What Can I Do to Lower My Risk for Dementia?

Exercise is one way to lower your risk for dementia.

Keeping your mind active, eating healthy brain foods, staying physically active, getting quality sleep and staying socially connected are all important to cognitive health — and potentially can help to lower your risk of dementia, including Alzheimer’s disease, the most common form. 

You should also quit smoking and reduce alcohol intake and manage chronic issues such as high cholesterol, high blood pressure and diabetes. 

Keep an Active Mind
While not yet scientifically proven, it is believed that staying mentally stimulated and intellectually engaged in meaningful activities may help improve your ability to think and remember, and generally benefit your overall brain health. Consider learning new skills and hobbies, playing games, volunteering and reading more. 

These stimulating activities, the theory goes, help our brain adapt better to some mental functions, and ultimately help compensate for changes in our brain related to the aging process. Cognitive training therapy focused on reasoning, memory and processing speed has been shown to improve mental function in healthy adults 65 and older. However, claims that doing crosswords and playing online “brain games” to improve cognitive function have very limited supporting scientific evidence.

Eat Healthy
Healthy eating means consuming lots of fruits and vegetable, whole grains, lean meats and fish, and low- or non-fat dairy. Studies show that people who follow this Mediterranean-style diet, which is also rich in healthy oils, nuts, seeds and fiber, have a lower incidence of dementia. 

This is why scientists are testing a diet specifically developed for cognitive health called MIND, combining the Mediterranean diet and DASH diet (Dietary Approaches to Stop Hypertension). Early results suggest it helps reduce the risk of Alzheimer’s disease, though more research and testing is needed.  

Stay Active
Science is showing that continuing to stay physically active as we age is important and has a direct positive impact on our brain’s health and cognition. In particular, studies have found that exercising helps increase the size of one of the structures in our brain that is critical to memory and the ability to keep learning—by stimulating our brain’s capacity to maintain connections as well as make new ones.
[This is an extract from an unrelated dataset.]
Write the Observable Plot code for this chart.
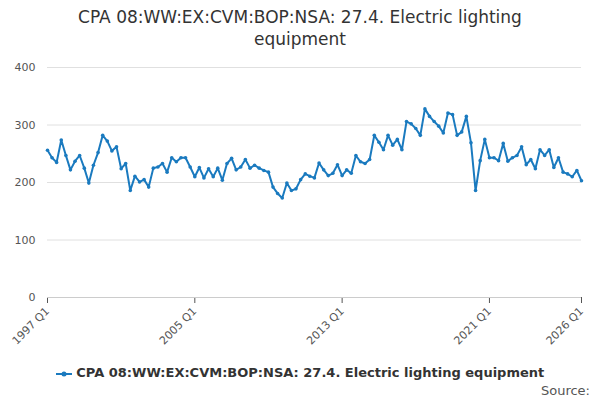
<!DOCTYPE html>
<html><head><meta charset="utf-8">
<script src="https://cdn.jsdelivr.net/npm/d3@7"></script>
<script src="https://cdn.jsdelivr.net/npm/@observablehq/plot@0.6"></script>
<style>
body{margin:0;width:600px;height:400px;position:relative;font-family:"DejaVu Sans",sans-serif;background:#fff;overflow:hidden}
#title{position:absolute;top:6px;left:0;width:600px;text-align:center;font-size:17px;color:#333;line-height:22px}
#chart{position:absolute;top:50px;left:0}
#legend{position:absolute;top:365px;left:0;width:600px;text-align:center;font-size:13px;font-weight:bold;color:#333}
#source{position:absolute;top:383px;right:10px;font-size:13px;color:#555}
</style></head><body>
<div id="title">CPA 08:WW:EX:CVM:BOP:NSA: 27.4. Electric lighting<br>equipment</div>
<div id="chart"></div>
<div id="legend"><svg width="16" height="10" style="vertical-align:middle"><line x1="0" y1="5" x2="16" y2="5" stroke="#1a7abf" stroke-width="2"/><circle cx="8" cy="5" r="2.5" fill="#1a7abf"/></svg> CPA 08:WW:EX:CVM:BOP:NSA: 27.4. Electric lighting equipment</div>
<div id="source">Source:</div>
<script>
const startYear = 1997;
const values = [256,243,235,274,247,222,237,247,225,199,230,252,282,272,255,262,224,233,186,211,201,205,192,225,227,233,218,243,236,243,243,227,210,226,208,224,210,225,204,233,
242,222,227,240,225,230,225,221,218,192,181,173,199,186,189,205,215,211,208,234,222,212,216,231,212,222,216,247,236,233,240,282,270,257,282,265,275,257,306,
302,294,282,328,315,306,298,286,321,318,282,288,315,269,186,238,275,243,243,238,268,237,243,247,262,231,240,224,257,247,257,226,243,218,215,210,221,203];
const tickLabels = ["1997 Q1","2005 Q1","2013 Q1","2021 Q1","2026 Q1"];
const data = values.map((v,i)=>({date:new Date(startYear+Math.floor(i/4),(i%4)*3,1),value:v}));
const tickDates = tickLabels.map(s=>new Date(+s.slice(0,4),0,1));
const fmt = d=>d.getFullYear()+" Q"+(Math.floor(d.getMonth()/3)+1);
const color="#1a7abf";
const chart = Plot.plot({
  width:600,height:300,marginTop:17,marginBottom:53,marginLeft:47,marginRight:19,
  style:{fontFamily:"DejaVu Sans",fontSize:"11px",color:"#555"},
  x:{type:"utc",domain:[tickDates[0],new Date(2026,0,1)],ticks:tickDates,tickFormat:fmt,tickRotate:-45,label:null,tickSize:6},
  y:{domain:[0,400],ticks:[0,100,200,300,400],grid:false,label:null,tickSize:0,tickPadding:12},
  marks:[
    Plot.gridY([0,100,200,300,400],{stroke:"#e0e0e0",strokeOpacity:1}),
    Plot.ruleY([0],{stroke:"#ccc"}),
    Plot.line(data,{x:"date",y:"value",stroke:color,strokeWidth:2}),
    Plot.dot(data,{x:"date",y:"value",fill:color,r:1.8})
  ]
});
document.getElementById("chart").appendChild(chart);
</script>
</body></html>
Aerobic exercise — such as walking briskly, running, swimming and cycling — has also been found to have more impact than non-aerobic (anaerobic) exercises, such as toning, stretching and strength training. But don’t skip these types of exercise — they’re still necessary for our overall health.

Stay Socially Connected
Make a commitment to stay in touch with friends and family and participate in group programs and community activities. Though not yet scientifically proven to prevent dementia and Alzheimer’s, studies indicate that keeping your brain socially active helps you stay engaged with your world and can help combat loneliness, as well as potentially reduce the risk of cognitive impairment.